Why am I itching for a break? It's not because Natalie doesn't sleep well at night, because she totally still does, and I know we continue to be very fortunate in that regard. But the waking hours? Those are always challenging. Stop reading here if you don't want to hear my keeping-it-real dose of reality. I have a great baby and a great life, but I definitely don't experience sunshine and rainbows every day (though I did see this killer rainbow during an evening commute yesterday).
Here are some things I am ready to see change:
...being covered in spit up. I am ready for that esophagus to be strong enough to keep food down. I am similarly tired of our floors being covered in spit up. And my cell phone. And our dogs.
...how much of our day still revolves around eating. Even though we started introducing Natalie to solid foods when she turned six months old, understandably hardly any of that food is actually making its way into her stomach, and the little that does isn't containing enough nutritional value to serve as a substitute for breast milk (or formula, if I wasn't still breast feeding). So adding solids is just more work on top of the liquid diet. And she doesn't seem to really like anything yet. And it's super messy.
...not having a clear schedule, and I am tired of living my life in two-hour increments between naps. Natalie still takes three naps a day, and she is clearly too tired by the late afternoon to be ready, as some babies her age are, to drop the third nap. When she actually takes her naps is solely dependent upon when she wakes up for the day. She might choose to wake up at 6:15 a.m., or she might shoot for 8:15 a.m. instead. When she starts her day subsequently affects the way the rest of the day will pan out. Then I have to wait and see, when it's time for a nap, will she take a 30-minute nap or a two-hour nap? I don't know, you tell me. Once she is awake again she can only stay awake for about two hours before she gets cranky and clearly needs a nap again. Although I like to keep busy, this sporadic napping schedule obviously cramps our style.

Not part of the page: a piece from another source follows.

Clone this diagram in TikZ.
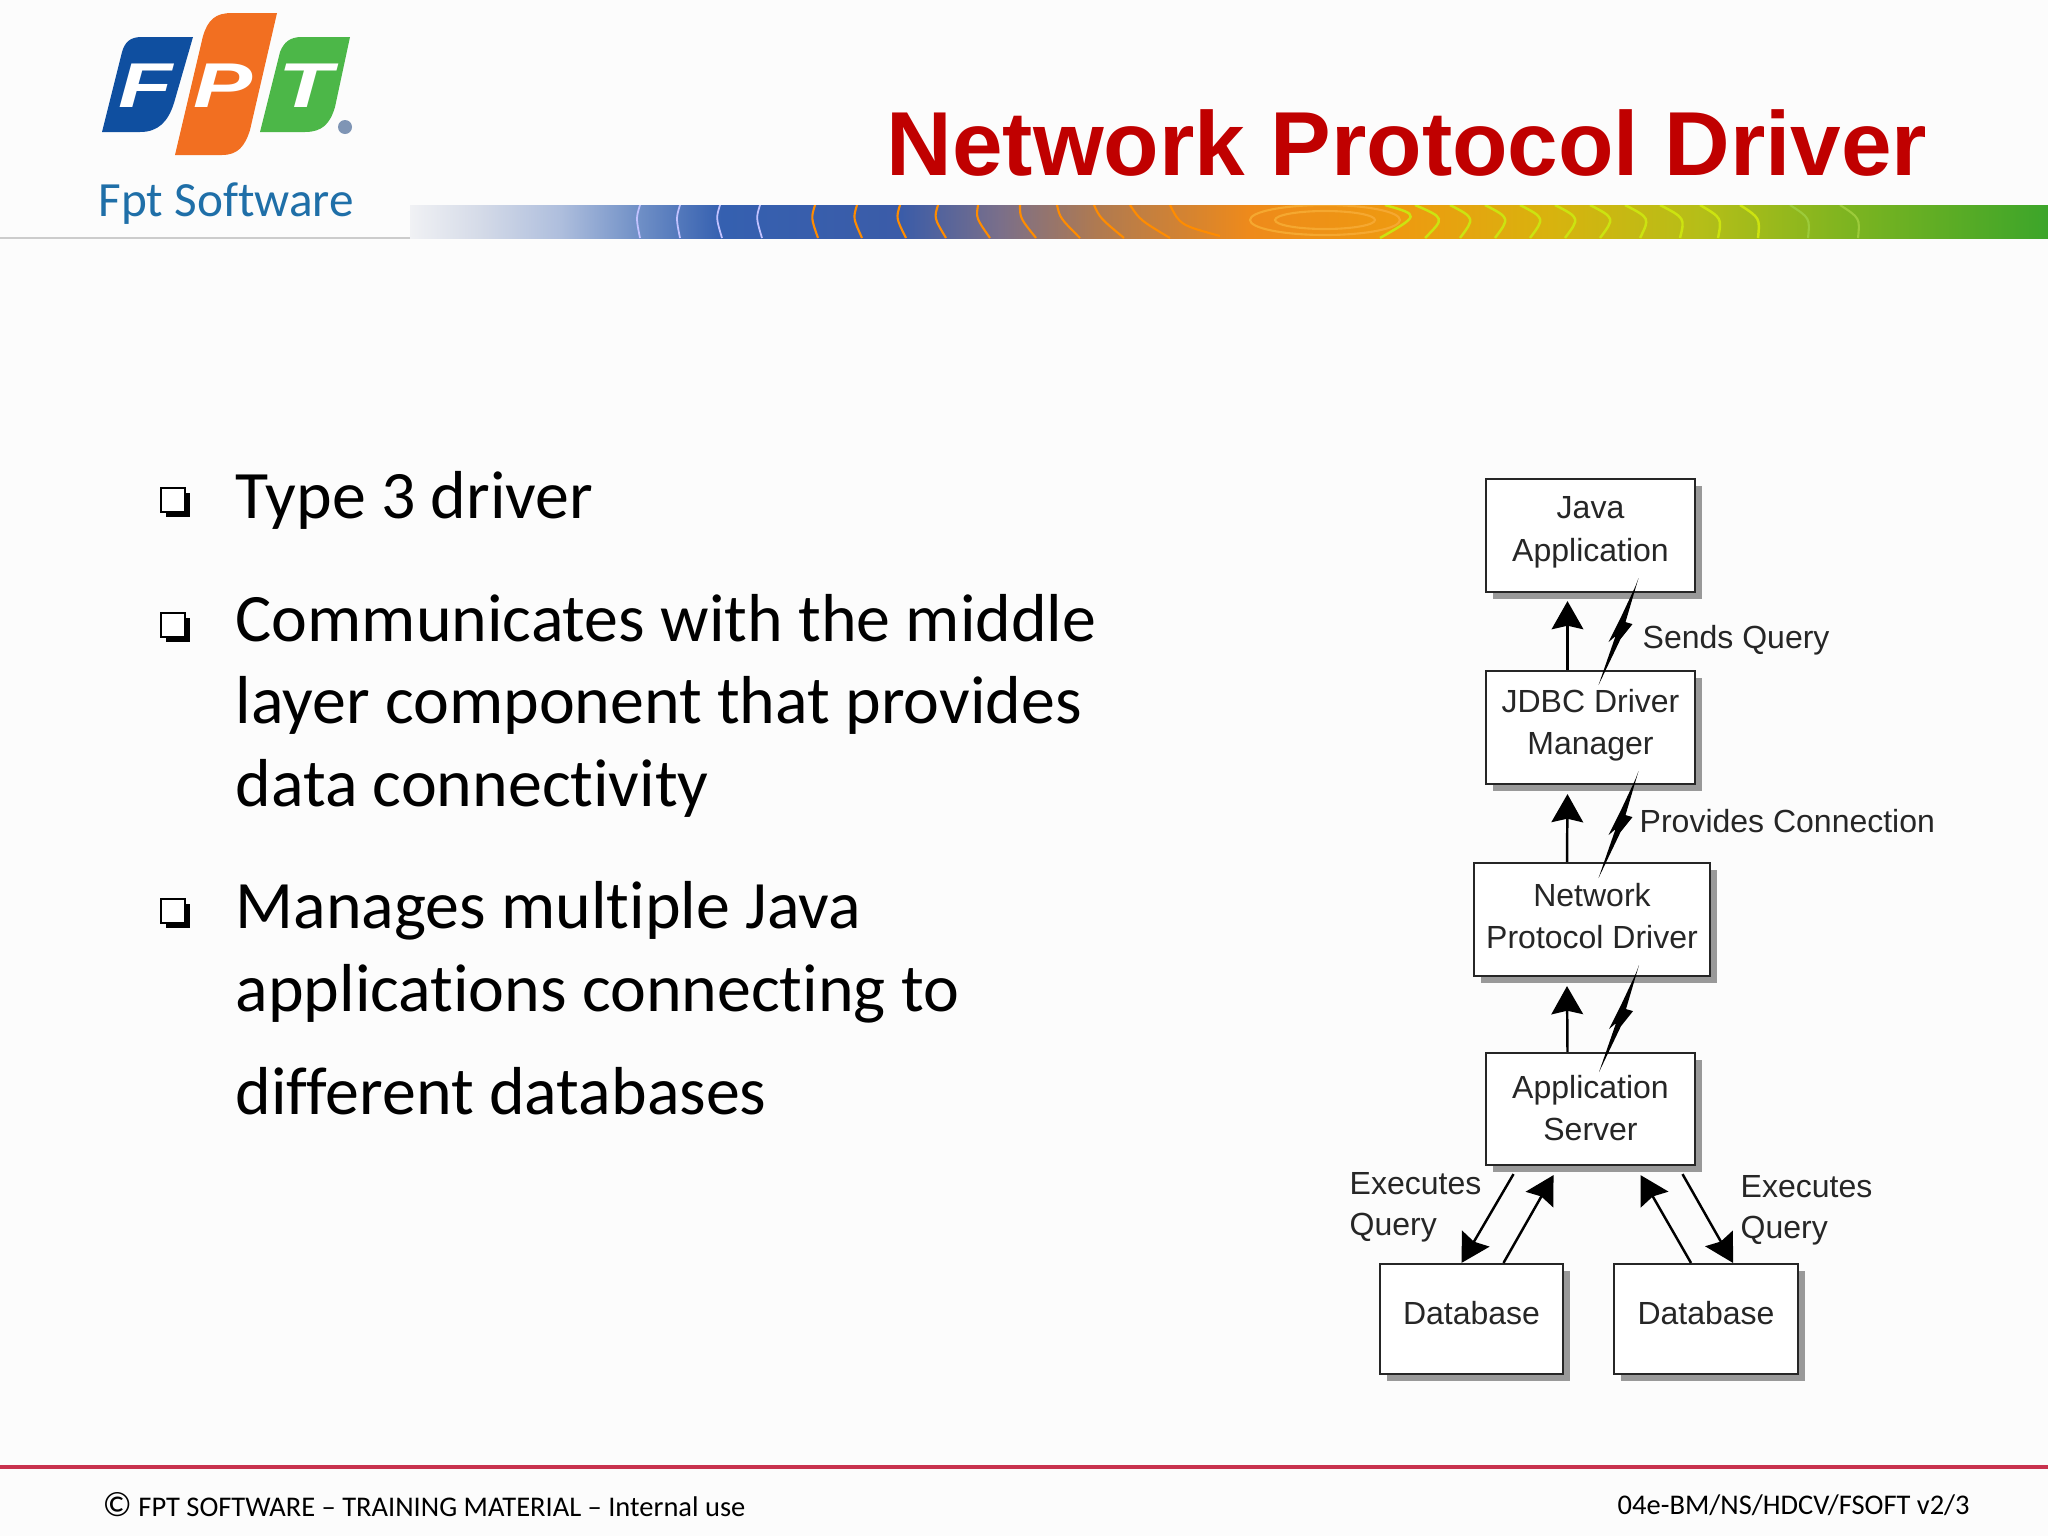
\documentclass[tikz,border=0pt]{standalone}
\usepackage{fontspec}
\setmainfont[Ligatures = NoCommon]{Carlito}
\newfontfamily\arialfont{Liberation Sans}
\usetikzlibrary{arrows.meta, calc, shadows}

\definecolor{titlered}{HTML}{C00000}
\definecolor{logoblue}{HTML}{0F4FA0}
\definecolor{logoorange}{HTML}{F26F21}
\definecolor{logogreen}{HTML}{4CB748}
\definecolor{logotext}{HTML}{1F6FA8}
\definecolor{logodot}{HTML}{7F95B5}
\definecolor{footred}{HTML}{C8324E}
\definecolor{barA}{HTML}{F0F1F4}
\definecolor{barB}{HTML}{D5DBE8}
\definecolor{barC}{HTML}{AEBEDD}
\definecolor{barD}{HTML}{6F8FC6}
\definecolor{barE}{HTML}{3560B0}
\definecolor{barF}{HTML}{3B5CA8}
\definecolor{barG}{HTML}{7A6F8A}
\definecolor{barH}{HTML}{B07A50}
\definecolor{barI}{HTML}{EE8A1B}
\definecolor{barJ}{HTML}{EE9A10}
\definecolor{barK}{HTML}{D8B30E}
\definecolor{barL}{HTML}{B5BE18}
\definecolor{barM}{HTML}{7DB420}
\definecolor{barN}{HTML}{3CA52A}
\definecolor{ridgecore}{HTML}{F5A830}
\definecolor{ridgegreen}{HTML}{9CCB3A}
\pgfdeclarehorizontalshading{barshade}{100bp}{color(0bp)=(barA); color(25bp)=(barA); color(27.1bp)=(barB); color(29.6bp)=(barC); color(32bp)=(barD); color(34.5bp)=(barE); color(40bp)=(barF); color(43bp)=(barG); color(46bp)=(barH); color(50.6bp)=(barI); color(55.2bp)=(barJ); color(59.8bp)=(barK); color(64.4bp)=(barL); color(68.9bp)=(barM); color(75bp)=(barN); color(100bp)=(barN)}

\tikzset{
  flowbox/.style = {draw = black!85, fill = white, line width = 0.6pt, align = center, text depth = 3.7pt,
    font = \arialfont\fontsize{9.1}{12}\selectfont, text = black!85,
    drop shadow = {shadow xshift = 2pt, shadow yshift = -2pt, fill = black!40, opacity = 1}},
  flowlabel/.style = {anchor = base west, inner sep = 0pt, text = black!85,
    font = \arialfont\fontsize{9.1}{12}\selectfont},
  flowarrow/.style = {line width = 0.7pt, black, -{Stealth[length = 8pt, width = 9pt, inset = 1pt]}},
  squarebullet/.style = {draw = black, fill = white, line width = 0.4pt, minimum size = 0.24cm, inner sep = 0pt,
    general shadow = {shadow xshift = 1.4pt, shadow yshift = -1.4pt, fill = black}},
  bodyline/.style = {anchor = base west, inner sep = 0pt, font = \fontsize{19.3}{24}\selectfont},
  footline/.style = {anchor = base west, inner sep = 0pt, font = \fontsize{8.1}{10}\selectfont},
  logoletter/.style = {text = white, inner sep = 0pt, transform shape, xscale = 1.4,
    font = \arialfont\bfseries\itshape\fontsize{18}{18}\selectfont},
  ridge/.style = {line width = 0.6pt, draw = orange!90!yellow},
  ridgey/.style = {line width = 0.7pt, draw = yellow!80!green},
  ridgeb/.style = {line width = 0.5pt, draw = white!40!blue!40},
  ridgec/.style = {line width = 0.6pt, draw = ridgecore},
  ridgeg/.style = {line width = 0.6pt, draw = ridgegreen}
}

\newcommand{\boltfrom}[1]{\fill[black] (#1) -- ++(-13, 44) -- ++(7, 2) -- ++(-12, 15) -- ++(-22, 46) -- ++(17, -49) -- ++(-7, 6) -- ++(12, -24) -- ++(15, -32) -- cycle;}

\begin{document}
\begin{tikzpicture}[x = 0.01cm, y = -0.01cm]
\useasboundingbox (0, 0) rectangle (2048, 1536);
\fill[black!1] (0, 0) rectangle (2048, 1536);

% logo
\fill[logoblue] (193, 37) -- (174, 103) .. controls (168, 122) and (158, 132) .. (140, 132) -- (102, 132) -- (122, 52) .. controls (125, 42) and (130, 37) .. (142, 37) -- cycle;
\fill[logoorange] (277, 13) -- (250, 130) .. controls (245, 146) and (238, 155) .. (222, 155) -- (175, 155) -- (203, 36) .. controls (208, 20) and (215, 13) .. (232, 13) -- cycle;
\fill[logogreen] (350, 37) -- (335, 107) .. controls (330, 124) and (322, 132) .. (305, 132) -- (260, 132) -- (280, 52) .. controls (284, 42) and (290, 37) .. (302, 37) -- cycle;
\fill[logodot] (345, 127) circle (7);
\node[logoletter] at (146, 86) (letterF) {F};
\node[logoletter] at (223, 86) (letterP) {P};
\node[logoletter] at (306, 86) (letterT) {T};
\node[anchor = base west, inner sep = 0pt, text = logotext, font = \fontsize{14}{16}\selectfont] at (98, 216) (logoname) {Fpt Software};

% title and bar
\node[anchor = base west, inner sep = 0pt, text = titlered, font = \arialfont\bfseries\fontsize{25.85}{30}\selectfont] at (886, 175) (title) {Network Protocol Driver};
\draw[black!20, line width = 0.5pt] (0, 238) -- (410, 238);
\begin{scope}
\clip (410, 205) rectangle (2048, 238);
\shade[shading = barshade] (410, 205) rectangle (2048, 238);
\draw[ridgeb] (640, 205) .. controls (636, 218) .. (640, 238);
\draw[ridgeb] (680, 205) .. controls (676, 218) .. (680, 238);
\draw[ridgeb] (720, 205) .. controls (716, 218) .. (722, 238);
\draw[ridgeb] (760, 205) .. controls (756, 218) .. (762, 238);
\draw[ridge] (815, 205) .. controls (811, 218) .. (818, 238);
\draw[ridge] (857, 205) .. controls (853, 218) .. (862, 238);
\draw[ridge] (900, 205) .. controls (896, 218) .. (906, 238);
\draw[ridge] (938, 205) .. controls (934, 218) .. (946, 238);
\draw[ridge] (978, 205) .. controls (976, 218) .. (990, 238);
\draw[ridge] (1020, 205) .. controls (1020, 218) .. (1036, 238);
\draw[ridge] (1057, 205) .. controls (1060, 218) .. (1080, 238);
\draw[ridge] (1094, 205) .. controls (1100, 218) .. (1124, 238);
\draw[ridge] (1130, 205) .. controls (1140, 220) .. (1170, 238);
\draw[ridge] (1170, 205) .. controls (1180, 225) .. (1220, 236);
\draw[ridgec] (1325, 220) ellipse (50 and 9);
\draw[ridgec] (1325, 220) ellipse (75 and 15);
\draw[ridgey] (1385, 205) .. controls (1420, 215) .. (1380, 238);
\draw[ridgey] (1415, 205) .. controls (1445, 218) .. (1425, 238);
\draw[ridgey] (1450, 205) .. controls (1475, 218) .. (1460, 238);
\draw[ridgey] (1485, 205) .. controls (1510, 218) .. (1495, 238);
\draw[ridgey] (1520, 205) .. controls (1545, 218) .. (1530, 238);
\draw[ridgey] (1555, 205) .. controls (1580, 218) .. (1565, 238);
\draw[ridgey] (1590, 205) .. controls (1615, 218) .. (1600, 238);
\draw[ridgey] (1625, 205) .. controls (1650, 218) .. (1640, 238);
\draw[ridgey] (1660, 205) .. controls (1685, 218) .. (1680, 238);
\draw[ridgey] (1700, 205) .. controls (1722, 218) .. (1718, 238);
\draw[ridgey] (1740, 205) .. controls (1760, 218) .. (1758, 238);
\draw[ridgeg] (1790, 205) .. controls (1810, 218) .. (1808, 238);
\draw[ridgeg] (1840, 205) .. controls (1860, 218) .. (1858, 238);
\end{scope}

% left text
\node[squarebullet] at (173, 500) (bulletA) {};
\node[squarebullet] at (173, 625) (bulletB) {};
\node[squarebullet] at (173, 911) (bulletC) {};
\node[bodyline] at (235, 518) (lineA) {Type 3 driver};
\node[bodyline] at (235, 641) (lineB) {Communicates with the middle};
\node[bodyline] at (235, 723) (lineC) {layer component that provides};
\node[bodyline] at (235, 806) (lineD) {data connectivity};
\node[bodyline] at (235, 928) (lineE) {Manages multiple Java};
\node[bodyline] at (235, 1011) (lineF) {applications connecting to};
\node[bodyline] at (235, 1114) (lineG) {different databases};

% flow boxes
\node[flowbox, minimum width = 2.09cm, minimum height = 1.13cm] at (1590.5, 535.5) (java) {Java\\Application};
\node[flowbox, text depth = 3pt, minimum width = 2.09cm, minimum height = 1.13cm] at (1590.5, 727.5) (jdbc) {JDBC Driver\\Manager};
\node[flowbox, text depth = 2.2pt, minimum width = 2.36cm, minimum height = 1.13cm] at (1592, 919.5) (network) {Network\\Protocol Driver};
\node[flowbox, text depth = 0.7pt, minimum width = 2.09cm, minimum height = 1.12cm] at (1590.5, 1109) (server) {Application\\Server};
\node[flowbox, minimum width = 1.83cm, minimum height = 1.1cm] at (1471.5, 1319) (dbleft) {Database};
\node[flowbox, minimum width = 1.84cm, minimum height = 1.1cm] at (1706, 1319) (dbright) {Database};

\draw[flowarrow] ($(jdbc.north) + (-23, 0)$) -- ($(java.south) + (-23, 8)$);
\draw[flowarrow] ($(network.north) + (-25, 0)$) -- ($(jdbc.south) + (-23, 9)$);
\draw[flowarrow] ($(server.north) + (-23, 0)$) -- ($(network.south) + (-25, 9)$);
\boltfrom{$(java.south) + (48, -15)$}
\boltfrom{$(jdbc.south) + (48, -14)$}
\boltfrom{$(network.south) + (47, -12)$}

\draw[flowarrow] ($(server.south) + (-77, 8)$) -- ($(dbleft.north) + (-10, 0)$);
\draw[flowarrow] ($(dbleft.north) + (32, 0)$) -- ($(server.south) + (-37, 9)$);
\draw[flowarrow] ($(dbright.north) + (-15, 0)$) -- ($(server.south) + (50, 9)$);
\draw[flowarrow] ($(server.south) + (92, 8)$) -- ($(dbright.north) + (27, 0)$);

\node[flowlabel] at (1642, 648) (sends) {Sends Query};
\node[flowlabel] at (1639, 832) (provides) {Provides Connection};
\node[flowlabel] at (1349, 1194) (execleft) {Executes};
\node[flowlabel] at (1349, 1235) (queryleft) {Query};
\node[flowlabel] at (1740, 1197) (execright) {Executes};
\node[flowlabel] at (1740, 1238) (queryright) {Query};

% footer
\draw[footred, line width = 0.9pt] (0, 1467) -- (2048, 1467);
\node[footline] at (102, 1516) (footleft) {{\fontsize{10}{10}\selectfont\textcopyright} FPT SOFTWARE -- TRAINING MATERIAL -- Internal use};
\node[footline] at (1617, 1514) (footright) {04e-BM/NS/HDCV/FSOFT v2/3};

\end{tikzpicture}
\end{document}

Of course, having attempted a vacation with a baby, I've learned it's probably easier to just stay home. I'll share with you the little I learned in a future post, but I can now say I fully appreciate the Some E Cards meme I saw the other day that said, "You know you're a mom when a vacation sounds like work and a trip to Target by yourself sounds like vacation." It makes me feel kind of pathetic to absolutely relate to that sentiment. My friend who's been down this road before me told me last month that this 5-8 month period is what she considered the most challenging. I wonder if my experience will align with hers.